-- START Data shown --

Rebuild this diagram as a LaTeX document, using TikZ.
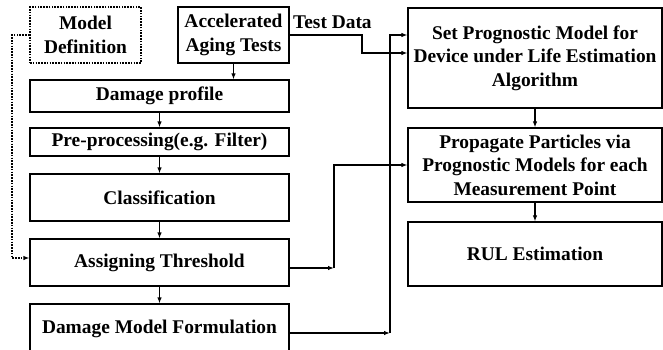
\documentclass[tikz,border=0pt]{standalone}
\usepackage{fontspec}
\setmainfont{Liberation Serif}
\usetikzlibrary{arrows.meta}

\begin{document}
\begin{tikzpicture}[x=1pt,y=-1pt,line width=1.2pt,
    font=\fontsize{19.4}{23.5}\selectfont\bfseries,
    box/.style={draw,align=center,inner sep=2pt},
    dotbox/.style={box,dash pattern=on 1.6pt off 1.2pt},
    arr/.style={-{Latex[length=6pt,width=4.5pt]}}]
  \useasboundingbox (0,0) rectangle (663,350);

  \node (md) [dotbox,minimum width=111pt,minimum height=56pt] at (85.5,35) {Model\\Definition};
  \node (aat) [box,minimum width=111pt,minimum height=56pt] at (233.5,35) {Accelerated\\Aging Tests};
  \node (dp) [box,minimum width=259pt,minimum height=32pt] at (159.5,96) {Damage profile};
  \node (pp) [box,minimum width=259pt,minimum height=28pt] at (159.5,142) {Pre-processing(e.g. Filter)};
  \node (cl) [box,minimum width=259pt,minimum height=47pt] at (159.5,197.5) {Classification};
  \node (at) [box,minimum width=259pt,minimum height=47pt] at (159.5,262.5) {Assigning Threshold};
  \node (dmf) [box,minimum width=259pt,minimum height=50pt] at (159.5,329) {Damage Model Formulation};

  \node (spm) [box,minimum width=254pt,minimum height=100pt] at (535,58)
    {Set Prognostic Model for\\Device under Life Estimation\\Algorithm};
  \node (ppm) [box,minimum width=254pt,minimum height=74pt] at (535,165)
    {Propagate Particles via\\Prognostic Models for each\\Measurement Point};
  \node (rul) [box,minimum width=254pt,minimum height=64pt] at (535,254) {RUL Estimation};

  \node (tdl) [anchor=south west,inner sep=1pt] at ([xshift=2pt,yshift=5pt]aat.east) {Test Data};

  \coordinate (dl) at (12,258);
  \coordinate (td) at (362,35);
  \coordinate (j1) at (390,333);
  \coordinate (j2) at (334,268);

  \draw[arr,dash pattern=on 1.6pt off 1.2pt] (md.west) -| (dl) -- (dl -| at.west);
  \draw[arr] (aat.south) -- (aat.south |- dp.north);
  \draw[arr] (dp) -- (pp);
  \draw[arr] (pp) -- (cl);
  \draw[arr] (cl) -- (at);
  \draw[arr] (at) -- (dmf);
  \draw[arr] (spm) -- (ppm);
  \draw[arr] (ppm) -- (rul);

  \draw[arr] (aat.east) -- (td) |- ([yshift=5pt]spm.west);
  \draw[arr] ([yshift=-4pt]dmf.east) -- (j1);
  \draw[arr] (j1) |- ([yshift=23pt]spm.west);
  \draw[arr] ([yshift=-5.5pt]at.east) -- (j2);
  \draw[arr] (j2) |- (ppm.west);
\end{tikzpicture}
\end{document}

-- END Data shown --

What you will do:
All of the material above needs to be restated exactly, with no pictures.

Exercise response:
Rebuild this diagram as a LaTeX document, using TikZ.
\documentclass[tikz,border=0pt]{standalone}
\usepackage{fontspec}
\setmainfont{Liberation Serif}
\usetikzlibrary{arrows.meta}

\begin{document}
\begin{tikzpicture}[x=1pt,y=-1pt,line width=1.2pt,
    font=\fontsize{19.4}{23.5}\selectfont\bfseries,
    box/.style={draw,align=center,inner sep=2pt},
    dotbox/.style={box,dash pattern=on 1.6pt off 1.2pt},
    arr/.style={-{Latex[length=6pt,width=4.5pt]}}]
  \useasboundingbox (0,0) rectangle (663,350);

  \node (md) [dotbox,minimum width=111pt,minimum height=56pt] at (85.5,35) {Model\\Definition};
  \node (aat) [box,minimum width=111pt,minimum height=56pt] at (233.5,35) {Accelerated\\Aging Tests};
  \node (dp) [box,minimum width=259pt,minimum height=32pt] at (159.5,96) {Damage profile};
  \node (pp) [box,minimum width=259pt,minimum height=28pt] at (159.5,142) {Pre-processing(e.g. Filter)};
  \node (cl) [box,minimum width=259pt,minimum height=47pt] at (159.5,197.5) {Classification};
  \node (at) [box,minimum width=259pt,minimum height=47pt] at (159.5,262.5) {Assigning Threshold};
  \node (dmf) [box,minimum width=259pt,minimum height=50pt] at (159.5,329) {Damage Model Formulation};

  \node (spm) [box,minimum width=254pt,minimum height=100pt] at (535,58)
    {Set Prognostic Model for\\Device under Life Estimation\\Algorithm};
  \node (ppm) [box,minimum width=254pt,minimum height=74pt] at (535,165)
    {Propagate Particles via\\Prognostic Models for each\\Measurement Point};
  \node (rul) [box,minimum width=254pt,minimum height=64pt] at (535,254) {RUL Estimation};

  \node (tdl) [anchor=south west,inner sep=1pt] at ([xshift=2pt,yshift=5pt]aat.east) {Test Data};

  \coordinate (dl) at (12,258);
  \coordinate (td) at (362,35);
  \coordinate (j1) at (390,333);
  \coordinate (j2) at (334,268);

  \draw[arr,dash pattern=on 1.6pt off 1.2pt] (md.west) -| (dl) -- (dl -| at.west);
  \draw[arr] (aat.south) -- (aat.south |- dp.north);
  \draw[arr] (dp) -- (pp);
  \draw[arr] (pp) -- (cl);
  \draw[arr] (cl) -- (at);
  \draw[arr] (at) -- (dmf);
  \draw[arr] (spm) -- (ppm);
  \draw[arr] (ppm) -- (rul);

  \draw[arr] (aat.east) -- (td) |- ([yshift=5pt]spm.west);
  \draw[arr] ([yshift=-4pt]dmf.east) -- (j1);
  \draw[arr] (j1) |- ([yshift=23pt]spm.west);
  \draw[arr] ([yshift=-5.5pt]at.east) -- (j2);
  \draw[arr] (j2) |- (ppm.west);
\end{tikzpicture}
\end{document}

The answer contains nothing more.